In 2018 the first major standalone VR headsets launched; Oculus Go, HTC Vive Focus, and Lenovo Mirage Solo. Due to their limited input devices they are mainly used for media consumption. But this year, standalone headsets focused on gaming, like Oculus Quest, will release.
These headsets open up VR to a much larger market than before, but have considerably less computing power than a PC or PS4, which have been the home of gaming VR so far.
But just how big is this computing power difference? How much do developers have to work with?
The CPU (central processing unit) is the general purpose computing component. It is responsible for a wide variety of tasks, but in games it is mainly taxed by physics and AI calculations.
To compare CPUs across platforms we are using the GeekBench 4 benchmark scores. GeekBench is specifically designed to derive computing power across different platforms without favoring any due to software or architecture differences.
The figures for Snapdragon 835 on Geekbench are taken from devices where it does not have active cooling. Oculus Quest and HTC Vive Focus have active cooling fans, so the chip can be clocked higher and sustain that speed for longer. To roughly account for this, we have applied a 15% increase.
As can be seen, the 6DoF standalone headsets’ CPUs actually come close to PC minimum spec, falling behind in singlethreaded performance but actually pushing ahead in multithread.
Developers will still have to put a lot of work into optimization here, but the difference is small enough that any CPU dependent concept on PC should be able to be brought to standalone.

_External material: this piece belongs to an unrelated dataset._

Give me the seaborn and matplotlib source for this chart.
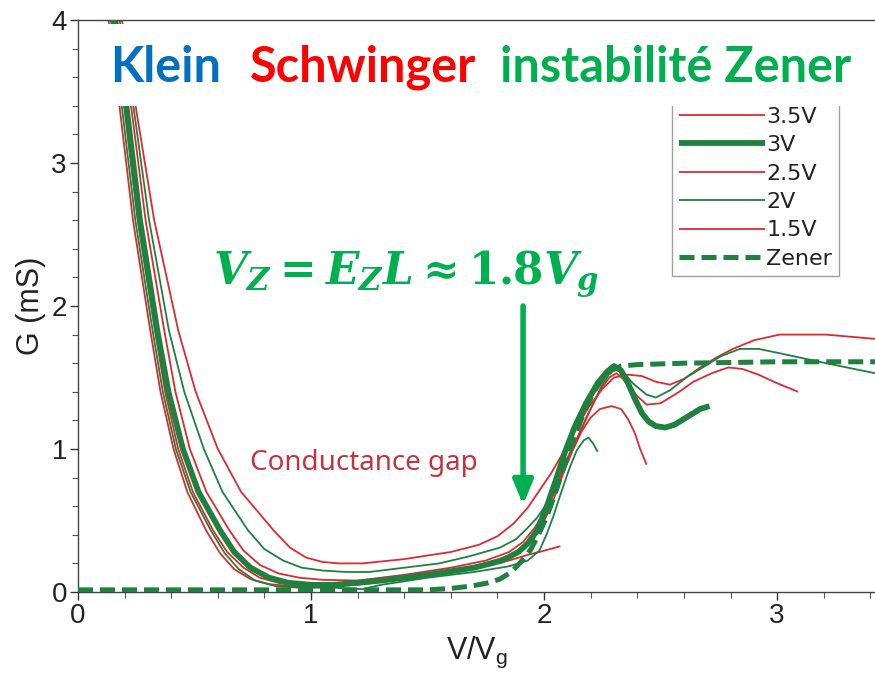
import matplotlib
matplotlib.use("Agg")
import matplotlib.pyplot as plt
from matplotlib.patches import Rectangle
import seaborn as sns
import pandas as pd

# ---- measured conductance G (mS) vs normalised bias V/Vg ----
v35_x = [0.13, 0.23, 0.29, 0.37, 0.418, 0.48, 0.551, 0.65, 0.71, 0.78, 0.86, 0.95, 1.05, 1.20, 1.40, 1.60, 1.75,
         1.85, 1.91, 1.96, 2.00, 2.04, 2.09, 2.14, 2.19, 2.24, 2.28, 2.31, 2.34, 2.37, 2.40, 2.44, 2.50, 2.58, 2.64,
         2.72, 2.79, 2.85, 2.92, 3.00, 3.09]
v35_y = [4.40, 3.37, 2.60, 1.83, 1.40, 1.00, 0.70, 0.43, 0.29, 0.19, 0.13, 0.10, 0.085, 0.08, 0.12, 0.17, 0.22,
         0.28, 0.35, 0.45, 0.55, 0.68, 0.88, 1.07, 1.25, 1.41, 1.50, 1.53, 1.49, 1.43, 1.37, 1.31, 1.32, 1.40, 1.47,
         1.53, 1.57, 1.56, 1.52, 1.46, 1.40]

v3_x = [0.12, 0.21, 0.266, 0.34, 0.388, 0.45, 0.517, 0.61, 0.67, 0.74, 0.82, 0.90, 1.00, 1.10, 1.30, 1.50, 1.70,
        1.82, 1.89, 1.93, 1.97, 2.01, 2.05, 2.09, 2.13, 2.18, 2.23, 2.27, 2.30, 2.33, 2.36, 2.39, 2.42, 2.45, 2.48,
        2.52, 2.56, 2.61, 2.67, 2.71]
v3_y = [4.40, 3.37, 2.60, 1.83, 1.40, 1.00, 0.70, 0.43, 0.28, 0.17, 0.10, 0.065, 0.05, 0.05, 0.08, 0.12, 0.17,
        0.22, 0.28, 0.34, 0.43, 0.59, 0.78, 0.98, 1.15, 1.32, 1.46, 1.54, 1.58, 1.55, 1.46, 1.35, 1.25, 1.19, 1.16,
        1.15, 1.17, 1.22, 1.28, 1.30]

v25_x = [0.12, 0.20, 0.256, 0.33, 0.374, 0.43, 0.493, 0.58, 0.64, 0.71, 0.78, 0.87, 1.00, 1.20, 1.40, 1.60, 1.75,
         1.86, 1.93, 1.98, 2.03, 2.08, 2.12, 2.16, 2.20, 2.24, 2.29, 2.33, 2.36, 2.39, 2.41, 2.44]
v25_y = [4.40, 3.37, 2.60, 1.83, 1.40, 1.00, 0.70, 0.43, 0.28, 0.17, 0.10, 0.06, 0.05, 0.07, 0.11, 0.15, 0.20,
         0.26, 0.33, 0.43, 0.60, 0.82, 0.98, 1.12, 1.22, 1.28, 1.30, 1.28, 1.21, 1.11, 1.01, 0.89]

v2_x = [0.11, 0.19, 0.246, 0.32, 0.364, 0.42, 0.483, 0.57, 0.63, 0.69, 0.76, 0.85, 0.95, 1.10, 1.22, 1.30, 1.50,
        1.70, 1.85, 1.93, 1.98, 2.01, 2.04, 2.07, 2.11, 2.14, 2.17, 2.19, 2.21, 2.23]
v2_y = [4.40, 3.37, 2.60, 1.83, 1.40, 1.00, 0.70, 0.43, 0.27, 0.16, 0.08, 0.04, 0.03, 0.03, 0.02, 0.05, 0.10,
        0.14, 0.18, 0.22, 0.29, 0.40, 0.53, 0.68, 0.87, 0.99, 1.06, 1.08, 1.04, 0.98]

v15_x = [0.10, 0.18, 0.236, 0.31, 0.354, 0.41, 0.469, 0.55, 0.61, 0.67, 0.74, 0.82, 0.92, 1.05, 1.20, 1.35, 1.50,
         1.70, 1.85, 1.93, 1.98, 2.07]
v15_y = [4.40, 3.37, 2.60, 1.83, 1.40, 1.00, 0.70, 0.43, 0.27, 0.16, 0.09, 0.055, 0.04, 0.04, 0.05, 0.08, 0.12,
         0.17, 0.22, 0.26, 0.28, 0.32]

# two further sweeps drawn without a legend entry
hi_red_x = [0.15, 0.25, 0.327, 0.43, 0.505, 0.60, 0.70, 0.84, 0.91, 0.98, 1.05, 1.12, 1.22, 1.40, 1.60, 1.72, 1.80,
            1.87, 1.93, 1.98, 2.03, 2.08, 2.13, 2.19, 2.25, 2.30, 2.36, 2.42, 2.48, 2.54, 2.60, 2.67, 2.74, 2.81,
            2.90, 3.01, 3.21, 3.42]
hi_red_y = [4.40, 3.37, 2.60, 1.83, 1.40, 1.00, 0.70, 0.43, 0.31, 0.24, 0.21, 0.20, 0.20, 0.23, 0.28, 0.33, 0.39,
            0.48, 0.59, 0.71, 0.83, 0.97, 1.12, 1.29, 1.42, 1.50, 1.52, 1.51, 1.47, 1.45, 1.49, 1.57, 1.64, 1.70,
            1.76, 1.80, 1.80, 1.77]

hi_green_x = [0.14, 0.24, 0.305, 0.39, 0.456, 0.54, 0.62, 0.73, 0.80, 0.88, 0.96, 1.05, 1.15, 1.25, 1.40, 1.55,
              1.68, 1.81, 1.88, 1.93, 1.97, 2.00, 2.04, 2.07, 2.11, 2.15, 2.20, 2.25, 2.29, 2.32, 2.35, 2.38, 2.44,
              2.48, 2.54, 2.61, 2.68, 2.76, 2.84, 2.92, 3.01, 3.21, 3.42]
hi_green_y = [4.40, 3.37, 2.60, 1.83, 1.40, 1.00, 0.70, 0.43, 0.30, 0.22, 0.17, 0.15, 0.14, 0.14, 0.17, 0.20,
              0.25, 0.31, 0.37, 0.45, 0.52, 0.59, 0.71, 0.83, 0.97, 1.10, 1.28, 1.45, 1.55, 1.57, 1.52, 1.46, 1.38,
              1.36, 1.41, 1.50, 1.57, 1.65, 1.70, 1.70, 1.67, 1.60, 1.53]

# Zener tunnelling model
zener_x = [0.00, 1.50, 1.60, 1.68, 1.75, 1.81, 1.86, 1.90, 1.94, 1.97, 2.01, 2.05, 2.09, 2.13, 2.17, 2.21, 2.25,
           2.29, 2.33, 2.40, 2.60, 3.00, 3.45]
zener_y = [0.015, 0.015, 0.025, 0.04, 0.06, 0.09, 0.14, 0.21, 0.29, 0.38, 0.52, 0.70, 0.90, 1.08, 1.25, 1.39, 1.49,
           1.55, 1.58, 1.59, 1.60, 1.61, 1.61]

RED = "#dc2a30"
GREEN = "#1f8040"
BRIGHT_GREEN = "#00b050"

sns.set_theme(style="ticks")
narrow = ["Liberation Sans Narrow", "Liberation Sans", "DejaVu Sans"]
plt.rcParams["font.family"] = narrow
plt.rcParams["mathtext.fontset"] = "custom"
plt.rcParams["mathtext.it"] = "DejaVu Serif:italic:bold"
plt.rcParams["mathtext.rm"] = "DejaVu Serif:bold"
plt.rcParams["mathtext.bf"] = "DejaVu Serif:bold"

W, H = 875, 677
fig = plt.figure(figsize=(W / 100, H / 100), dpi=100)
ax = fig.add_axes([78 / W, 1 - 592 / H, (W - 78) / W, (592 - 20) / H])


def draw(xs, ys, color, lw, label, z=2, dashes=None):
    df = pd.DataFrame({"x": xs, "y": ys})
    line = sns.lineplot(data=df, x="x", y="y", color=color, linewidth=lw, ax=ax, sort=False,
                        estimator=None, legend=False, zorder=z).lines[-1]
    if dashes is not None:
        line.set_dashes(dashes)
    line.set_label(label)
    line.set_solid_capstyle("butt")
    line.set_solid_joinstyle("round")
    return line


draw(hi_red_x, hi_red_y, RED, 1.3, "_extra1")
draw(hi_green_x, hi_green_y, GREEN, 1.3, "_extra2")
h15 = draw(v15_x, v15_y, RED, 1.3, "1.5V")
h2 = draw(v2_x, v2_y, GREEN, 1.3, "2V")
h25 = draw(v25_x, v25_y, RED, 1.3, "2.5V")
h35 = draw(v35_x, v35_y, RED, 1.3, "3.5V")
h3 = draw(v3_x, v3_y, GREEN, 4.2, "3V", z=3)
hz = draw(zener_x, zener_y, GREEN, 3.6, "Zener", z=4, dashes=(3, 1.4))

ax.set_xlim(0, 3.42)
ax.set_ylim(0, 4)
ax.set_xticks([0, 1, 2, 3])
ax.set_xticks([i * 0.2 for i in range(18)], minor=True)
ax.set_yticks([0, 1, 2, 3, 4])
ax.set_yticks([i * 0.2 for i in range(21)], minor=True)
ax.tick_params(axis="both", which="major", length=6, width=1, labelsize=20, color="#333333", pad=2)
ax.tick_params(axis="both", which="minor", length=4, width=0.8, color="#555555")
for lab in ax.get_xticklabels() + ax.get_yticklabels():
    lab.set_color("#222222")
ax.spines["right"].set_visible(False)
for s in ("left", "bottom", "top"):
    ax.spines[s].set_color("#444444")
    ax.spines[s].set_linewidth(1.0)
ax.set_xlabel(r"V/V$_\mathregular{g}$", fontsize=22, color="#222222", labelpad=4)
ax.set_ylabel("G (mS)", fontsize=22, color="#222222", labelpad=4)

ax.text(0.74, 0.9, "Conductance gap", color="#c8323c", fontsize=20, va="center", ha="left",
        family=["Noto Sans", "DejaVu Sans"])

# arrow marking the Zener threshold
ax.annotate("", xy=(1.91, 0.61), xytext=(1.91, 2.0),
            arrowprops=dict(arrowstyle="-|>,head_length=1.2,head_width=0.5", color=BRIGHT_GREEN,
                            lw=4, shrinkA=0, shrinkB=0), zorder=6)
fig.text(213 / W, 1 - 284 / H, r"$V_Z = E_Z L \approx 1.8V_g$", color=BRIGHT_GREEN, fontsize=31.5,
         ha="left", va="baseline")

# headline over the plot
fig.patches.append(Rectangle((100 / W, 1 - 106 / H), 770 / W, 82 / H, transform=fig.transFigure,
                             facecolor="white", edgecolor="none", zorder=5))
title_font = dict(family=["Lato", "DejaVu Sans"], weight="bold", fontsize=35, va="baseline", ha="left",
                  zorder=7)
fig.text(110 / W, 1 - 82 / H, "Klein", color="#0070c0", **title_font)
fig.text(250 / W, 1 - 82 / H, "Schwinger", color="#ff0000", **title_font)
fig.text(500 / W, 1 - 82 / H, "instabilité Zener", color="#00b050", **title_font)

leg = ax.legend(handles=[h35, h3, h25, h2, h15, hz], loc="upper left",
                bbox_to_anchor=(672 / W, 1 - 100 / H), bbox_transform=fig.transFigure,
                prop=dict(family=["DejaVu Sans"], size=16), handlelength=3.9, handletextpad=0.05,
                labelspacing=0.38, borderpad=0.3, frameon=True, fancybox=False, borderaxespad=0)
leg.get_frame().set_edgecolor("#888888")
leg.get_frame().set_linewidth(1.0)
for t in leg.get_texts():
    t.set_color("#222222")
leg.set_zorder(8)

fig.savefig("out.png", dpi=100)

UPDATE: metric changed from FLOPS spec to GFXBench comparison to better account for architecture differences
The GPU (graphics processing unit) is the component responsible for rendering the actual visuals. The GPU is the main component of a video/graphics card, and thus the terms are often used interchangeably.
To compare GPUs across platforms we are using the GFXBench benchmark scores. Like GeekBench for CPUs, GFXBench is designed to take into account architecture differences.
Like with the CPU, the figure for the Adreno 540 is taken from passively cooled devices. In Oculus Quest and HTC Vive Focus performance can be higher, so we’ve applied a 15% boost.
As you can see, the GPU differences between standalone and PC are far greater than the CPU- only around 15% of even the Rift’s minimum spec GPU. This is where developers will have the most trouble- mobile GPUs simply do not compare to the multi-hundred-watt beasts from NVIDIA and AMD in our PCs.
Many PC VR games will have to have the 3D assets completely redone to be brought to standalone, with simplified graphics that favor a cartoon style over realism. This is a significant amount of work, so not all developers will do so.
One factor that makes this slightly easier, however, is the lower refresh rate. Whereas PC VR runs at 90Hz, requiring 90FPS, Oculus Go and Quest operate at 72Hz, and the Vive Focus and Mirage Solo at 75Hz. This is a 20% reduction in required pixels per second. When taking this into account, the differences between PC and standalone narrow slightly:
RAM (random access memory) is where currently in use data is stored, such as the current level in a game. It is significantly faster than the storage. More RAM allows for larger environments and less loading or hitching when transitioning between areas.
It’s important to note that on a PC or PS4, the operating system itself uses much more RAM than Android (the OS underlying standalones). Android was designed for very low RAM devices and the onboard storage is much faster than a typical hard drive, so almost all of the RAM will be available to the VR app.
Still, however, the lower RAM means that some open world games won’t be possible without loading screens or other downsizing techniques.
Facebook hasn’t given details of Oculus Quest’s RAM yet, but we expect it to be 4GB.
The amount of available storage may not seem like it matters from a developer perspective, but it does. Developers have to make difficult decisions about the amount of content they can ship in their game based on platform storage. AAA console blockbusters like Red Dead Redemption 2 can take up more than 100GB of storage, whereas Nintendo Switch games are typically single digit GB due to the platform’s 32GB default capacity.
This is an area where standalones are significantly restricted compared to console or PC. And whereas those platforms support expandable storage, Oculus Go and Oculus Quest do not.